Amarillo: The Coin Shortage And How You Could Cash In
Oh 2020, this year has had us all missing toilet paper, ramen noodles, hand sanitizer and now we can add coins to that list. But why pocket change? It’s all because of the coronavirus. No, the United States Treasury hasn’t completely shut down down the presses, but the shutdowns that left us all locked up on our couches for a few months also did a whammy on the circulation of coins due to the lack of commerce.
Locally Amarillo National Bank has created a program to encourage more people to put their coins back into circulation, by offering 10% cash back of the total brought in, up to a maximum of $500.

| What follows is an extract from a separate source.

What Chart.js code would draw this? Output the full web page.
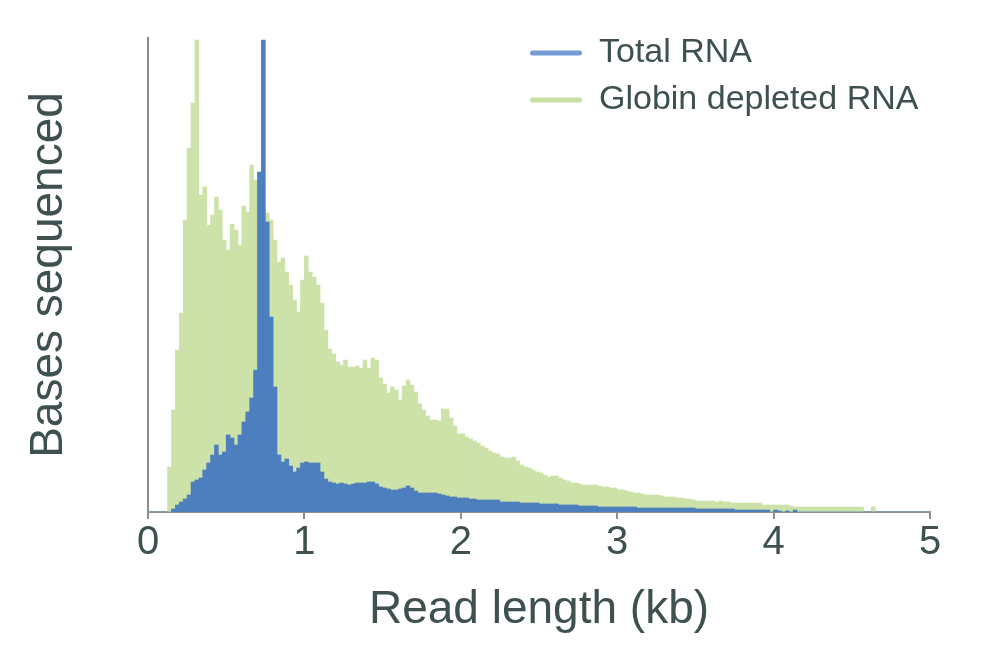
<!DOCTYPE html>
<html>
<head>
<meta charset="utf-8">
<title>Read length distribution</title>
<script src="https://cdn.jsdelivr.net/npm/chart.js@4"></script>
<style>
  html, body { margin: 0; padding: 0; background: #ffffff; }
</style>
</head>
<body>
<canvas id="readLengthChart" width="1000" height="658"></canvas>
<script>
// histogram bins of 25 bp, 0 - 5 kb (200 bins); heights in arbitrary units
const binWidthKb = 0.025;
const xTicksKb = [0, 1, 2, 3, 4, 5];

const totalRNA = [
    0, 0, 0, 0, 0, 0, 3, 7, 10, 13,
    17, 30, 32, 34, 42, 49, 57, 67, 57, 60,
    77, 74, 67, 77, 90, 100, 114, 142, 340, 472,
    290, 195, 125, 57, 50, 53, 46, 40, 44, 49,
    50, 49, 49, 49, 40, 33, 30, 29, 28, 29,
    28, 27, 28, 29, 29, 29, 30, 30, 28, 25,
    24, 23, 22, 22, 23, 24, 26, 24, 21, 19,
    19, 19, 19, 19, 18, 17, 16, 15, 15, 14,
    14, 14, 13, 13, 12, 12, 12, 12, 12, 12,
    10, 10, 10, 10, 10, 9, 9, 9, 9, 9,
    8, 8, 8, 8, 8, 7, 7, 7, 7, 7,
    6, 6, 6, 6, 6, 5, 5, 5, 5, 5,
    5, 5, 5, 5, 5, 4, 4, 4, 4, 4,
    4, 4, 4, 4, 4, 4, 4, 4, 4, 4,
    3, 3, 3, 3, 3, 3, 3, 3, 3, 3,
    2, 2, 2, 2, 2, 2, 2, 2, 2, 0,
    2, 1, 0, 1, 0, 2, 0, 0, 0, 0,
    0, 0, 0, 0, 0, 0, 0, 0, 0, 0,
    0, 0, 0, 0, 0, 0, 0, 0, 0, 0,
    0, 0, 0, 0, 0, 0, 0, 0, 0, 0
];

const globinDepletedRNA = [
    0, 0, 0, 0, 0, 45, 102, 162, 199, 292,
    364, 409, 472, 317, 325, 287, 297, 315, 302, 272,
    262, 288, 282, 267, 306, 300, 347, 332, 315, 305,
    299, 292, 272, 250, 254, 240, 227, 212, 200, 232,
    256, 240, 235, 227, 209, 182, 163, 158, 150, 147,
    152, 145, 145, 146, 144, 152, 144, 154, 152, 134,
    128, 119, 125, 122, 112, 126, 132, 127, 120, 108,
    102, 96, 92, 92, 91, 103, 103, 94, 86, 78,
    78, 75, 73, 71, 69, 66, 64, 61, 59, 58,
    55, 54, 54, 55, 51, 47, 45, 44, 42, 40,
    39, 37, 35, 36, 36, 34, 32, 31, 29, 29,
    28, 27, 27, 27, 27, 26, 25, 25, 24, 24,
    22, 22, 21, 20, 19, 19, 18, 17, 17, 17,
    17, 16, 15, 15, 15, 14, 14, 13, 13, 12,
    11, 11, 11, 11, 11, 10, 11, 10, 10, 9,
    9, 9, 9, 9, 9, 9, 9, 7, 7, 7,
    7, 7, 7, 7, 6, 5, 5, 5, 5, 5,
    5, 5, 5, 5, 5, 5, 5, 5, 5, 5,
    5, 5, 5, 0, 0, 5, 0, 0, 0, 0,
    0, 0, 0, 0, 0, 0, 0, 0, 0, 0
];

const seriesNames = ['Total RNA', 'Globin depleted RNA'];
const barColors = ['#4d7ebd', '#cde2a9'];
const legendColors = ['#729cd3', '#c9e0a5'];
const textColor = '#3e5050';
const axisColor = '#8e8e8e';
const fontFamily = '"Liberation Sans", Arial, sans-serif';

// bar centres in kb
const binCentres = totalRNA.map((_, i) => (i + 0.5) * binWidthKb);
const toPoints = values => values.map((v, i) => ({ x: binCentres[i], y: v }));

// the legend sits inside the plot, upper right
const legendPlacer = {
    id: 'legendPlacer',
    afterLayout(chart) {
        const legend = chart.legend;
        legend.left = 517;
        legend.top = 23;
    }
};

const ctx = document.getElementById('readLengthChart').getContext('2d');

const readLengthChart = new Chart(ctx, {
    type: 'bar',
    data: {
        datasets: [
            {
                label: seriesNames[0],
                data: toPoints(totalRNA),
                backgroundColor: barColors[0],
                borderWidth: 0,
                grouped: false,
                barPercentage: 1,
                categoryPercentage: 1
            },
            {
                label: seriesNames[1],
                data: toPoints(globinDepletedRNA),
                backgroundColor: barColors[1],
                borderWidth: 0,
                grouped: false,
                barPercentage: 1,
                categoryPercentage: 1
            }
        ]
    },
    options: {
        responsive: false,
        animation: false,
        layout: { padding: { left: 0, right: 70, top: 38, bottom: 0 } },
        plugins: {
            tooltip: { enabled: false },
            legend: {
                position: 'chartArea',
                align: 'start',
                labels: {
                    boxWidth: 52,
                    boxHeight: 5,
                    padding: 13,
                    color: textColor,
                    useBorderRadius: true,
                    borderRadius: 2.5,
                    font: { family: fontFamily, size: 34 },
                    generateLabels: chart => chart.data.datasets.map((ds, i) => ({
                        text: ds.label,
                        fillStyle: legendColors[i],
                        strokeStyle: legendColors[i],
                        fontColor: textColor,
                        lineWidth: 0,
                        borderRadius: 2.5,
                        hidden: false,
                        datasetIndex: i
                    }))
                }
            }
        },
        scales: {
            x: {
                type: 'linear',
                min: xTicksKb[0],
                max: xTicksKb[xTicksKb.length - 1],
                offset: false,
                afterBuildTicks: scale => {
                    scale.ticks = xTicksKb.map(v => ({ value: v }));
                },
                ticks: {
                    color: textColor,
                    padding: 0,
                    font: { family: fontFamily, size: 40 },
                    callback: v => v
                },
                grid: {
                    offset: false,
                    drawOnChartArea: false,
                    drawTicks: true,
                    tickLength: 7,
                    color: axisColor,
                    lineWidth: 2
                },
                border: { color: axisColor, width: 2 },
                title: {
                    display: true,
                    text: 'Read length (kb)',
                    color: textColor,
                    font: { family: fontFamily, size: 46 },
                    padding: { top: 0, bottom: 20 }
                },
                afterFit: scale => { scale.height = 146; }
            },
            y: {
                min: 0,
                max: 474,
                ticks: { display: false },
                grid: { display: false },
                border: { color: axisColor, width: 2 },
                title: {
                    display: true,
                    text: 'Bases sequenced',
                    color: textColor,
                    font: { family: fontFamily, size: 46 },
                    padding: { top: 22, bottom: 0 }
                },
                afterFit: scale => { scale.width = 148; }
            }
        }
    },
    plugins: [legendPlacer]
});
</script>
</body>
</html>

Fewer people out and about and more opting for touch less forms of payment means a lot less money moving around. Now, the nation’s supply of coins is coming up short, and average Americans are already seeing the result. Signs requesting exact change or digital payments are popping up at stores all over Amarillo.
It’s become such a problem that The Federal Reserve set up a U.S. Coin Task Force to ensure the equitable distribution of Federal Reserve coin inventory and new coin production by the U.S. Mint.

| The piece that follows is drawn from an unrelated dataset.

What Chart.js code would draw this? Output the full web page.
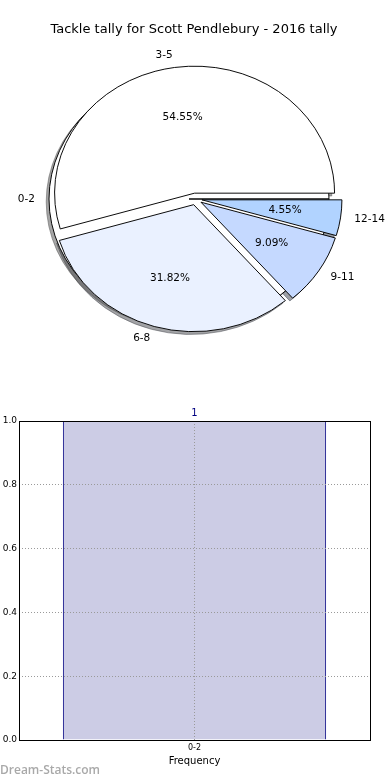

Here’s what the task force is doing about it:
Managing the allocation of existing Fed inventories
Working with the Mint to minimize coin supply constraints and maximize production
Encouraging banks to limit coin orders
The experts believe the situation will sort itself out.
“There’s plenty of coin out there. It’s just not making it to the right place at this point,” Coinstar CEO Jim Gaherity told CNBC last month.